A key theory I was taught in Ag Economics 101 was that of supply and demand. The basic premise is that as supplies increase, prices decline and demand begins to improve. As demand improves, prices increase. Prices eventually will have to increase to allocate scarce supplies.

Through the 1970s and into the early '90s the soybean market was a textbook example. Soybean prices rallied to over $10 three times in the 1970-89 period and to over $8 nine times. This price action, along with poorly conceived U.S. embargoes, gave a huge incentive for farmers to expand bean acreage in South America.

In the last 20 years we've been in fundamental situations that are more negative than the current situation, yet prices aren't as low. What's changed?
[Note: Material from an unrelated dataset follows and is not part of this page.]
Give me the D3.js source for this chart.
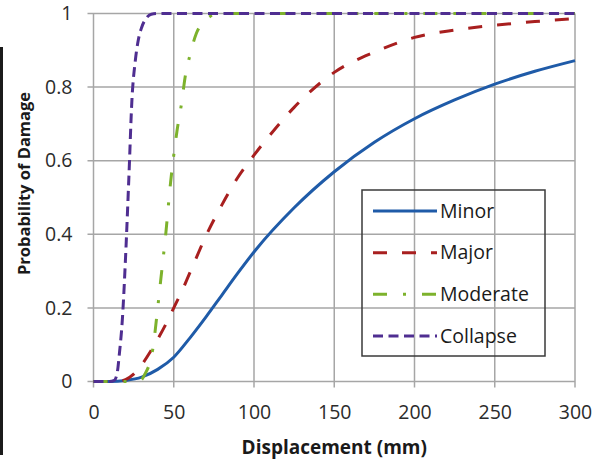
<!DOCTYPE html>
<html>
<head>
<meta charset="utf-8">
<script src="https://cdn.jsdelivr.net/npm/d3@7"></script>
<style>
  body { margin: 0; background: #fff; }
  svg { display: block; }
</style>
</head>
<body>
<script>
// Fragility curves
var seriesNames = ["Minor", "Major", "Moderate", "Collapse"];

var minorDisp = [0, 10, 20, 30, 40, 50, 60, 70, 80, 90, 100, 125, 150, 175, 200, 225, 250, 275, 300];
var minorProb = [0, 0, 0.003, 0.012, 0.033, 0.066, 0.118, 0.175, 0.235, 0.295, 0.352, 0.472, 0.57, 0.65, 0.714, 0.765, 0.808, 0.843, 0.872];

var majorDisp = [0, 10, 15, 20, 25, 30, 35, 40, 45, 50, 55, 60, 70, 80, 90, 100, 110, 125, 150, 175, 200, 225, 250, 275, 300];
var majorProb = [0, 0, 0, 0.005, 0.02, 0.045, 0.078, 0.115, 0.155, 0.2, 0.245, 0.295, 0.395, 0.48, 0.555, 0.615, 0.67, 0.745, 0.84, 0.895, 0.935, 0.955, 0.968, 0.978, 0.986];

var moderateDisp = [0, 25, 28, 30, 32, 35, 37, 40, 42, 45, 48, 50, 52, 55, 57, 60, 64, 68, 72, 76, 300];
var moderateProb = [0, 0, 0, 0.005, 0.02, 0.05, 0.09, 0.2, 0.28, 0.4, 0.54, 0.615, 0.68, 0.76, 0.825, 0.885, 0.945, 0.975, 0.99, 1, 1];

var collapseDisp = [0, 10, 13, 15, 16, 18, 20, 22, 24, 26, 28, 30, 33, 36, 40, 300];
var collapseProb = [0, 0, 0.003, 0.03, 0.07, 0.17, 0.34, 0.55, 0.77, 0.87, 0.93, 0.962, 0.988, 0.998, 1, 1];

var xTicks = [0, 50, 100, 150, 200, 250, 300];
var yTicks = [0, 0.2, 0.4, 0.6, 0.8, 1];

var colors = ["#1f5ba8", "#a81f1f", "#7db22c", "#4f2e91"];
var dashes = [null, "14,15", "14,16,3,16", "10,5.5"];

var width = 604, height = 467;

var svg = d3.select("body").append("svg")
    .attr("width", width)
    .attr("height", height);

// dark strip on the left edge of the picture
svg.append("rect")
    .attr("x", 0).attr("y", 47)
    .attr("width", 3).attr("height", 408)
    .attr("fill", "#1b1b1b");

var x = d3.scaleLinear().domain([0, 300]).range([93.5, 575]);
var y = d3.scaleLinear().domain([0, 1]).range([381.5, 13.5]);

// Gridlines
svg.append("g")
    .selectAll("line.v")
    .data(xTicks)
    .enter().append("line")
    .attr("x1", function(d) { return x(d); })
    .attr("x2", function(d) { return x(d); })
    .attr("y1", y(1))
    .attr("y2", y(0) + 6)
    .attr("stroke", "#a6a6a6")
    .attr("stroke-width", 1.5);

svg.append("g")
    .selectAll("line.h")
    .data(yTicks)
    .enter().append("line")
    .attr("x1", x(0) - 6)
    .attr("x2", x(300))
    .attr("y1", function(d) { return y(d); })
    .attr("y2", function(d) { return y(d); })
    .attr("stroke", "#a6a6a6")
    .attr("stroke-width", 1.5);

// Axes (labels only, lines drawn above)
svg.append("g")
    .attr("transform", "translate(0," + (y(0) + 8) + ")")
    .call(d3.axisBottom(x).tickValues(xTicks).tickSize(0).tickPadding(16));

svg.append("g")
    .attr("transform", "translate(" + (x(0) - 8) + ",0)")
    .call(d3.axisLeft(y).tickValues(yTicks).tickSize(0).tickPadding(13)
        .tickFormat(function(d) { return d === 0 || d === 1 ? d3.format("d")(d) : d3.format(".1f")(d); }));

svg.selectAll(".domain").remove();
svg.selectAll(".tick text")
    .attr("font-family", "'Open Sans', sans-serif")
    .attr("font-size", "19.5px")
    .attr("fill", "#2b2b2b");

// Axis titles
svg.append("text")
    .attr("x", (x(0) + x(300)) / 2)
    .attr("y", 454)
    .attr("text-anchor", "middle")
    .attr("font-family", "'Open Sans', sans-serif")
    .attr("font-weight", "bold")
    .attr("font-size", "19px")
    .attr("fill", "#1a1a1a")
    .text("Displacement (mm)");

svg.append("text")
    .attr("transform", "translate(30,183.5) rotate(-90)")
    .attr("text-anchor", "middle")
    .attr("font-family", "'Open Sans', sans-serif")
    .attr("font-weight", "bold")
    .attr("font-size", "16.5px")
    .attr("fill", "#1a1a1a")
    .text("Probability of Damage");

// Curves
var series = [
    d3.zip(minorDisp, minorProb),
    d3.zip(majorDisp, majorProb),
    d3.zip(moderateDisp, moderateProb),
    d3.zip(collapseDisp, collapseProb)
];

var line = d3.line()
    .x(function(d) { return x(d[0]); })
    .y(function(d) { return y(d[1]); })
    .curve(d3.curveMonotoneX);

svg.append("g")
    .selectAll("path")
    .data(series)
    .enter().append("path")
    .attr("d", line)
    .attr("fill", "none")
    .attr("stroke", function(d, i) { return colors[i]; })
    .attr("stroke-width", 3)
    .attr("stroke-dasharray", function(d, i) { return dashes[i]; });

// Legend
var legend = svg.append("g");

legend.append("rect")
    .attr("x", 362).attr("y", 190)
    .attr("width", 183).attr("height", 166)
    .attr("fill", "none")
    .attr("stroke", "#3a3a3a")
    .attr("stroke-width", 1.5);

var legendY = d3.scalePoint().domain(seriesNames).range([211, 336]);

var items = legend.selectAll("g.item")
    .data(seriesNames)
    .enter().append("g")
    .attr("transform", function(d) { return "translate(0," + legendY(d) + ")"; });

items.append("line")
    .attr("x1", 373).attr("x2", 437)
    .attr("stroke", function(d, i) { return colors[i]; })
    .attr("stroke-width", 3)
    .attr("stroke-dasharray", function(d, i) { return dashes[i]; });

items.append("text")
    .attr("x", 440)
    .attr("dy", "0.35em")
    .attr("font-family", "'Open Sans', sans-serif")
    .attr("font-size", "19.5px")
    .attr("fill", "#1a1a1a")
    .text(function(d) { return d; });
</script>
</body>
</html>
Why have prices gone so low, andwhat will ever make them come back?

The answer is not in conventional economics. The economic fact never explained in college is that the cost and availability of money has more to do with price than supply or demand.

Review the M-3 money supply chart (see printed article). Think back and review what has happened to commodity prices and the U.S. farm economy over the last 30 years. During the 1960s and late '70s, commodity prices and land values soared. The U.S. was financing the Vietnam war and the war on poverty by printing more money.

Money supply as measured by M-3 expanded by 13.3% from 1971 to '73. But in 1980, the party was over as major changes were made in the nation's economic policies. From 1980 to '86, a concerted effort was made to slow inflation and strengthen the dollar. Interest rates were increased; commodity prices, land values and the inflation rate dropped sharply.

That tight money policy stayed in place through '92. Now the U.S. government is again increasing the nation's money supply with a high percentage of money going into the stock market.

We're now in a fast-changing global economy and some of the global economic problems are hitting U.S. soybean farmers in their pocketbooks.

One key change in the world economy in the last two years has been the collapse in currency values in many Pacific Rim nations. Many countries that have been hit hard buy a huge amount of U.S. farm products.

This drop in currency value has had a deflationary impact and has acted like a huge drop in money supply in those nations.

There are no easy solutions to the current profit crunch, but we certainly can change some of the key policies that have made the agricultural recession worse.

First, increase global liquidity and institute a monetary policy that creates growth and allows for economic expansion throughout the world. The G-7 economic ministers and our own Federal Reserve Board are so concerned with inflation that they've created a deflationary spiral that continues to pressure commodity prices lower.

Second, have USDA aggressively use the Export Enhancement Program to get U.S. soybeans, soybean meal and oil, wheat, corn, cattle and hogs exported.

Third, provide loans, grants or whatever it takes to help foreign nations that are our good customers and allies turn the economic corner.